Monday, January 18, 2016

A Comic's Guide to Getting Snubbed....

When booking a stand-up comedy show, a certain amount of subjective judgment enters the equation. That means aspiring comics will constantly find themselves being judged, to some degree, before someone gives them the opportunity to perform in front of an audience. As many rooms are booked on the particular taste of the producers and beholden to outside forces (covering the bar minimum, time or content restrictions, asshole bar managers, etc.), it's inevitable that comics aren't going to get into the rooms that they want to, when they want to, all the time. Feelings will get hurt. Rumors will start flying. Newer comics will often take these decisions personally, lash out at the producer that didn't pick them, and, in some unfortunate cases, quit the business all together.

That's sad. And frustrating. 

From a basic, statistical level it's easy to acknowledge the fact that the 300+ professed comics in the city of Chicago will not all get booked every night when there are only four or five shows on any given night. It's also easy to recognize the fact that not every comic in the city is ready for all the available showcases. Some shows need comics who can do a killer twenty minutes off the top of their head, some need a clean set or a dirty set or a set that includes at least five minutes worth of Irish jokes, or someone that can do crowd work. Inevitably, comics are going to feel burned when a producer books a show, any show, and those feelings will continue to sour. 

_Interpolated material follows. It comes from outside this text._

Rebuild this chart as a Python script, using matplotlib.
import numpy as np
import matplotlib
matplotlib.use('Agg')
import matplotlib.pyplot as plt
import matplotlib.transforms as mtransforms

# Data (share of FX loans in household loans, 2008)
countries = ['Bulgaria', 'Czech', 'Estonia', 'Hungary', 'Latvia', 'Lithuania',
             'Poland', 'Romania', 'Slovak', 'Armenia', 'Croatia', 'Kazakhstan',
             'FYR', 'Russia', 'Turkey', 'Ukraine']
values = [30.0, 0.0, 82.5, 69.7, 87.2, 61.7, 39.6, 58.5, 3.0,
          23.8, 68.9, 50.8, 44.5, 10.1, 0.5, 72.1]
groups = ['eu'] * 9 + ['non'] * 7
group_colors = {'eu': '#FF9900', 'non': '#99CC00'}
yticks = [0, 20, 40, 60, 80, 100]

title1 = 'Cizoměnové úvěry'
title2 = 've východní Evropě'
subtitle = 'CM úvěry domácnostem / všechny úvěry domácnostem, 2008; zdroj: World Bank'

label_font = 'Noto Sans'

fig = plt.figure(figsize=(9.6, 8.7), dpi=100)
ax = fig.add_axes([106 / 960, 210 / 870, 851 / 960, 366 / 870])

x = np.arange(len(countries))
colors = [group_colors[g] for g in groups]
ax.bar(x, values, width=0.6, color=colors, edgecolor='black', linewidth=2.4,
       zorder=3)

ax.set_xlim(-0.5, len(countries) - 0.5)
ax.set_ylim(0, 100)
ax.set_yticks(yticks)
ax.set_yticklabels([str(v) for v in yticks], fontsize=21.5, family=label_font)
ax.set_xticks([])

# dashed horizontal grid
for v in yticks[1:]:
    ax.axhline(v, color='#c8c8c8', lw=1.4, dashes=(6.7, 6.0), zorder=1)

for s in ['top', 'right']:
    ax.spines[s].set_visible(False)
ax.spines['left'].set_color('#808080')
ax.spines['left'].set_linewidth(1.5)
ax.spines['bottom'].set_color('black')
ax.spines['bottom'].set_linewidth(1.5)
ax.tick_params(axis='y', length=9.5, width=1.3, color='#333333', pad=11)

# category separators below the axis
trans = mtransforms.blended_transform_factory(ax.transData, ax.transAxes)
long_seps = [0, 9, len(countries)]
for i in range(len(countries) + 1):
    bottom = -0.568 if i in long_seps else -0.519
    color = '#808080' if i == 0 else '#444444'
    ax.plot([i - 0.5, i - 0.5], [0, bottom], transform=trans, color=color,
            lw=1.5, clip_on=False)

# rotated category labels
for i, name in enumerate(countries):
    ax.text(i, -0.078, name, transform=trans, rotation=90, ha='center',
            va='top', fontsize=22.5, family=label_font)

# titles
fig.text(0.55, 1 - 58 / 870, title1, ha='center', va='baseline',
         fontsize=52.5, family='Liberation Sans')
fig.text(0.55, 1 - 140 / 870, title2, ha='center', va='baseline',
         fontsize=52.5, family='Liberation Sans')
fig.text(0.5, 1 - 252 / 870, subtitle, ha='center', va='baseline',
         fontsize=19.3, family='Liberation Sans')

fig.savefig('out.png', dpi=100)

It gets better. I personally have not gotten booked on any major showcase with the Chicago-land area that you could name off the top of your head, and let me tell you it got a lot better when I let go of the idea that every snub was a personal dig on me (or was really a snub at all). Since coming to terms with my own limitations, I've been able to both fulfill my aspirations and grow as a comic. If you stick around doing stand-up long enough, you'll learn all this...but just in case you're worried, I'll let you know what to do if you get turned down or ignored from a show: 

1) Breath. Deeply. You may be seething with anger at your fourth unanswered email to a producer, but, and let's be honest, there's nothing you can do about it. As alcoholics say, accept the things you cannot change and recognize that bitching at or blaming anything would be wasted breath. The show is full. Move on to next week. 

2) Consider all those who were booked on the show. Is there a similar sensibility? Or, on the flipside, is there a noticeable balance between the different comic styles? Have they been around longer? Have you seen them at every open mic you've been to lately? Be honest, some comics just plain deserve a spot on a showcase, whether they've been up every week at ChUC for a year or they've just-lately been killing it a bunch of open mics. 

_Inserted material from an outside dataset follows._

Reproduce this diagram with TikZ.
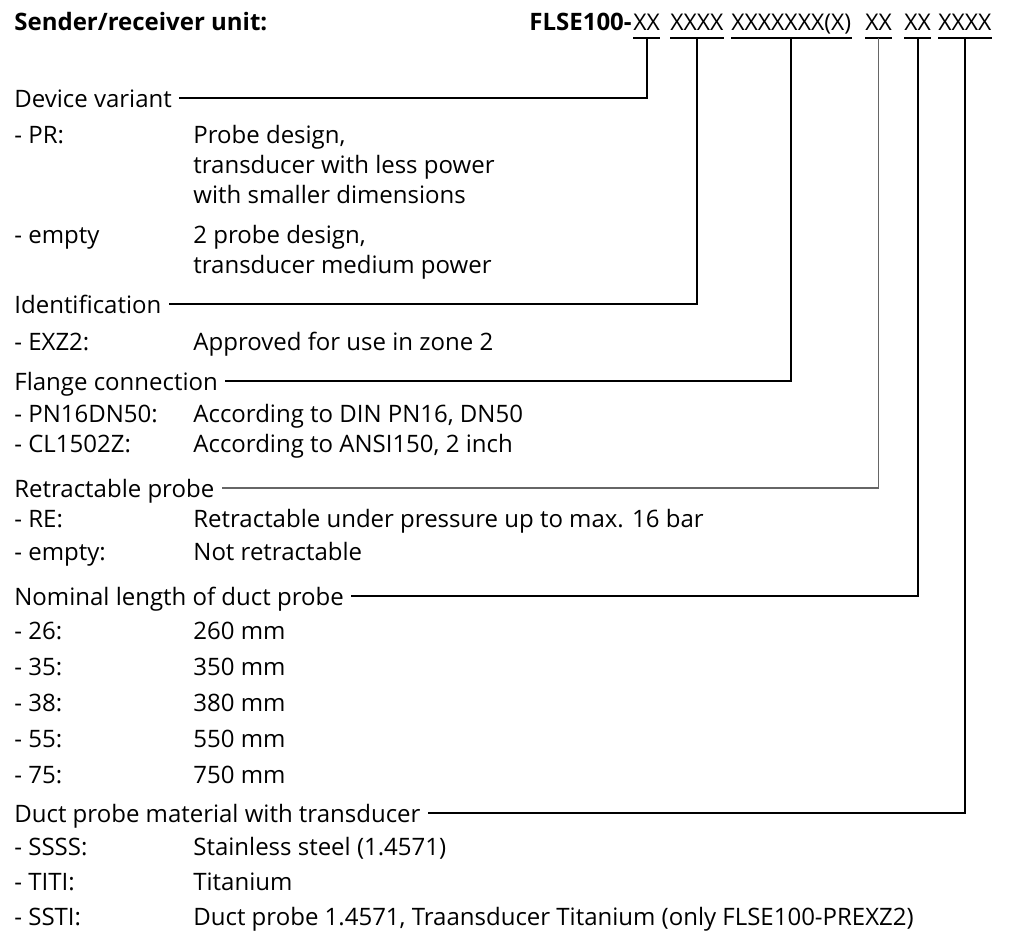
\documentclass[tikz,border=0pt]{standalone}
\usepackage{fontspec}
\setmainfont{Open Sans}
\usetikzlibrary{positioning}

\begin{document}
\begin{tikzpicture}[
  x=0.5pt, y=-0.5pt,
  txt/.style={anchor=base west, inner sep=0pt, font=\fontsize{12}{14}\selectfont},
  head/.style={txt, font=\fontsize{12}{14}\selectfont\bfseries},
  code/.style={txt, font=\fontsize{11.5}{14}\selectfont},
  lead/.style={line width=1pt},
  faint/.style={line width=0.6pt, black!60}
]
\useasboundingbox (0,0) rectangle (1015,932);

% Header
\node[head] (hdr)  at (14,30)  {Sender/receiver unit:};
\node[head] (type) at (529,30) {FLSE100-};
\node[code] (cVar) at (633,30) {XX};           % device variant
\node[code] (cId)  at (670,30) {XXXX};         % identification
\node[code] (cFl)  at (731,30) {XXXXXXX(X)};   % flange
\node[code] (cRe)  at (865,30) {XX};           % retractable
\node[code] (cLen) at (904,30) {XX};           % length
\node[code] (cMat) at (938,30) {XXXX};         % material

% Group labels
\node[txt] (lVar) at (14,107) {Device variant};
\node[txt] (lId)  at (14,313) {Identification};
\node[txt] (lFl)  at (14,390) {Flange connection};
\node[txt] (lRe)  at (14,497) {Retractable probe};
\node[txt] (lLen) at (14,605) {Nominal length of duct probe};
\node[txt] (lMat) at (14,822) {Duct probe material with transducer};

% Keys
\node[txt] (kPR)   at (14,143) {- PR:};
\node[txt] (kEm)   at (14,243) {- empty};
\node[txt] (kEx)   at (14,350) {- EXZ2:};
\node[txt] (kPN)   at (14,422) {- PN16DN50:};
\node[txt] (kCL)   at (14,452) {- CL1502Z:};
\node[txt] (kRE)   at (14,527) {- RE:};
\node[txt] (kEm2)  at (14,560) {- empty:};
\node[txt] (k26)   at (14,639) {- 26:};
\node[txt] (k35)   at (14,675) {- 35:};
\node[txt] (k38)   at (14,711) {- 38:};
\node[txt] (k55)   at (14,747) {- 55:};
\node[txt] (k75)   at (14,783) {- 75:};
\node[txt] (kSS)   at (14,855) {- SSSS:};
\node[txt] (kTI)   at (14,890) {- TITI:};
\node[txt] (kST)   at (14,925) {- SSTI:};

% Values
\node[txt] (vPR)   at (193,143) {Probe design,};
\node[txt] (vPRb)  at (193,173) {transducer with less power};
\node[txt] (vPRc)  at (193,203) {with smaller dimensions};
\node[txt] (vEm)   at (193,243) {2 probe design,};
\node[txt] (vEmb)  at (193,273) {transducer medium power};
\node[txt] (vEx)   at (193,350) {Approved for use in zone 2};
\node[txt] (vPN)   at (193,422) {According to DIN PN16, DN50};
\node[txt] (vCL)   at (193,452) {According to ANSI150, 2 inch};
\node[txt] (vRE)   at (193,527) {Retractable under pressure up to max. 16 bar};
\node[txt] (vEm2)  at (193,560) {Not retractable};
\node[txt] (v26)   at (193,639) {260 mm};
\node[txt] (v35)   at (193,675) {350 mm};
\node[txt] (v38)   at (193,711) {380 mm};
\node[txt] (v55)   at (193,747) {550 mm};
\node[txt] (v75)   at (193,783) {750 mm};
\node[txt] (vSS)   at (193,855) {Stainless steel (1.4571)};
\node[txt] (vTI)   at (193,890) {Titanium};
\node[txt] (vST)   at (193,925) {Duct probe 1.4571, Traansducer Titanium (only FLSE100-PREXZ2)};

% Underlines
\foreach \c in {cVar,cId,cFl,cRe,cLen,cMat}
  \draw[lead] ([yshift=-4pt]\c.base west) -- ([yshift=-4pt]\c.base east);

% Leader lines
\draw[lead]  ([yshift=-4pt]cVar.base) |- ([xshift=3.5pt,yshift=4.5pt]lVar.base east);
\draw[lead]  ([yshift=-4pt]cId.base)  |- ([xshift=3.5pt,yshift=4.5pt]lId.base east);
\draw[lead]  ([yshift=-4pt]cFl.base)  |- ([xshift=3.5pt,yshift=4.5pt]lFl.base east);
\draw[faint] ([yshift=-4pt]cRe.base)  |- ([xshift=3.5pt,yshift=4.5pt]lRe.base east);
\draw[lead]  ([yshift=-4pt]cLen.base) |- ([xshift=3.5pt,yshift=4.5pt]lLen.base east);
\draw[lead]  ([yshift=-4pt]cMat.base) |- ([xshift=3.5pt,yshift=4.5pt]lMat.base east);
\end{tikzpicture}
\end{document}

Really, the most important lesson you need to learn is that the success of someone else HAS NOTHING TO DO WITH YOU. 

That brings me to my next point... 

3) YOU DON'T MATTER TO ANYONE ELSE. Or to put it less have to be your own biggest fan. YOU are going to be the only one who knows what bits are new, and you are the only one who truly understands your own potential. Everyone else just gets to see that potential in 5-10 minute chunks, sometimes with a shitty crowd or a bad microphone or a host who just got dumped before the show. As you go out more, you'll certainly have other people who recognize you, but for those first few years, you are the only one who's gonna remember your jokes. You are the only one who knows how funny you really's just a matter of reminding everybody about it. 

That being said... 

4) Producers do remember you. Sometimes it takes some persistence, including all the times they saw you supporting their show or another local show, or just hanging out after an open mic. Honestly, half the time producers book a show, they're referencing the faces they recall from the last few weeks. You could be the funniest comic in the city, but if you don't remind people regularly, it won't mean all that much. 

This also means that they'll remember if you're an asshole, or you chronically miss your spot at mics, or if you insist on always ending with that “awesome” rape joke every night because you want to be “edgy”. Though it might feel natural to take out your frustrations on the producers or the staff of a show, even mention it while you're on stage, ultimately producers will at least consider you if you don't give them a reason to not want to book you (which includes, say, bitching about it in online comedy forums). Ultimately, you can rest assured that... 

5) None of these showcases matter anyway. Whether you live in Chicago or LA or San Francisco or Boston or wherever, most of the rooms that you may or may not get booked at won't get you famous. They won't get you an agent. They won't get you booked on Conan. They usually won't even get you more that thirty or forty bucks unless you book the venue yourself. Most comedy showcases, clubs, festivals and what have you are concerned only with the bottom line: getting asses in the seats and selling booze. Sure, if you live in a city with some industry, there's the off chance you'll get to show off your chops in front of roaming bookers....but for the most part, the whole point of the show, the whole point of comedy, really, is whether or not you were funny and you did well. If you get paid, great. If Bob Saget is in the audience and hires you to open for his next six month's worth of gigs, great. But if you're in this for the long-haul, goddammit, you know that the best part about comedy is just making a roomful of people laugh when you get the chance. If you can make a living at it, good to ya...but your priority should remain with your material and with the people in that room.